The 3 Processes Involved in Publishing

There are three distinct processes involved in publishing, whether you self-publish or go with traditional publishing:

  • Writing
  • Publishing
  • Marketing

The writing process can be separate from the publishing and marketing processes, but only if you never want anyone to read what you’ve written. If you want to get your words out there, you need to publish them, then market them. The internet has made that as easy as posting your words on a blog, then telling your friends about it. Or even simpler, posting it on social media and letting those platforms tell others about it.

The same process used to publish on a blog or social media is expanded when it comes to book publishing. Below is a very high-level graphic showing the processes involved in birthing a book and the timing of various events. Each of the steps listed represents a lot of details that can be handled in a variety of ways.

Writing Process: Idea -> Outline/Structure ->Write Draft -> Rewrite -> Edit -> Final Copy
Publishing Process: Cover Design -> Edit -> Front/Back Matter -> Interior Design -> Final -> Print -> Distribution
Marketing Process: Research Audience/Market -> Build Audience -> Develop Marketing Relationships -> Promos and Pre Sales using Book Cover -> Launch Party & Media Blitz

I’d like to bring a few things to your attention:

  • Any or all of these steps can be hired out or outsourced if you do not want to do them or are not skilled at them (even writing the book, believe it or not).
  • If you are using a traditional publisher, you are basically outsourcing the whole publishing process and distribution in exchange for anywhere from 85-94% of the net sales of the book.
  • If you use a vanity publisher, you are paying them to do a lot of the work for you up front, then taking your chances on making enough to cover your costs and make a profit.
  • If you use a hybrid publisher, you are sharing the costs of publishing and possibly marketing in exchange for a large percentage of the profits.
  • If you self-publish, you can do a lot of the work on your own, but it takes time and some money. There are two areas you should expect to hire out: editing and cover design. You may also need to hire someone to convert your book into the various publishing formats, although you can do that on your own if you are willing to learn how.
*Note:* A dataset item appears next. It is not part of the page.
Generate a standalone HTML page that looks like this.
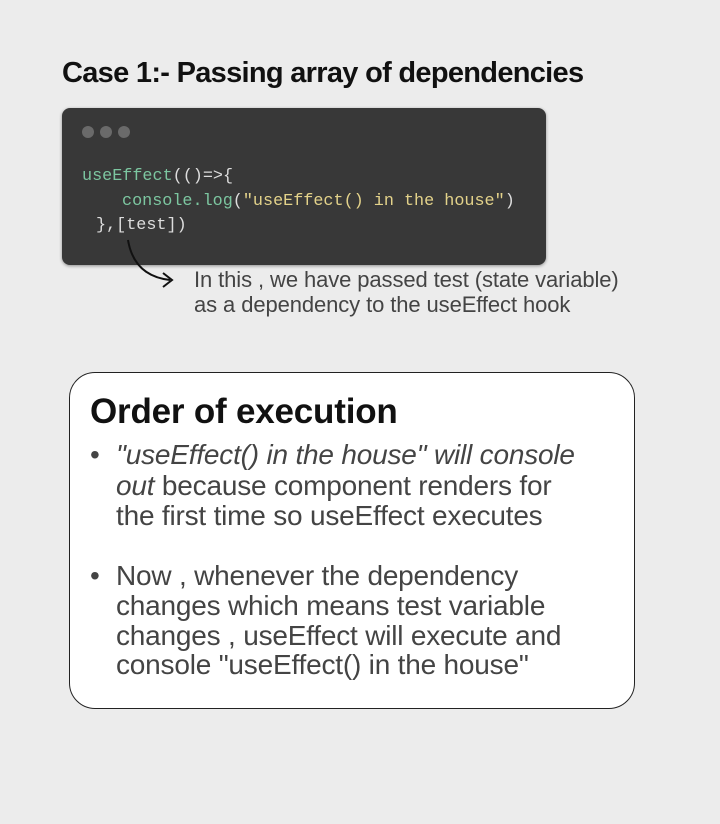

Regardless of whether you self-publish or go with a traditional publisher, you will likely need to make some kind of effort at marketing. As a general rule, publishers will want to know about the size of your audience. Audience can be measured in several ways:

  • Website traffic statistics
  • Number of people on your mailing list
  • Followers/friends on social media
  • Sales of existing books

Notice also that marketing starts very early in the process—way before the book is even written. Having an audience early can be a big advantage. You can ask them for advice on your work as you write. As they develop an interest in what you are doing, they are likely to become some of your first customers and biggest fans.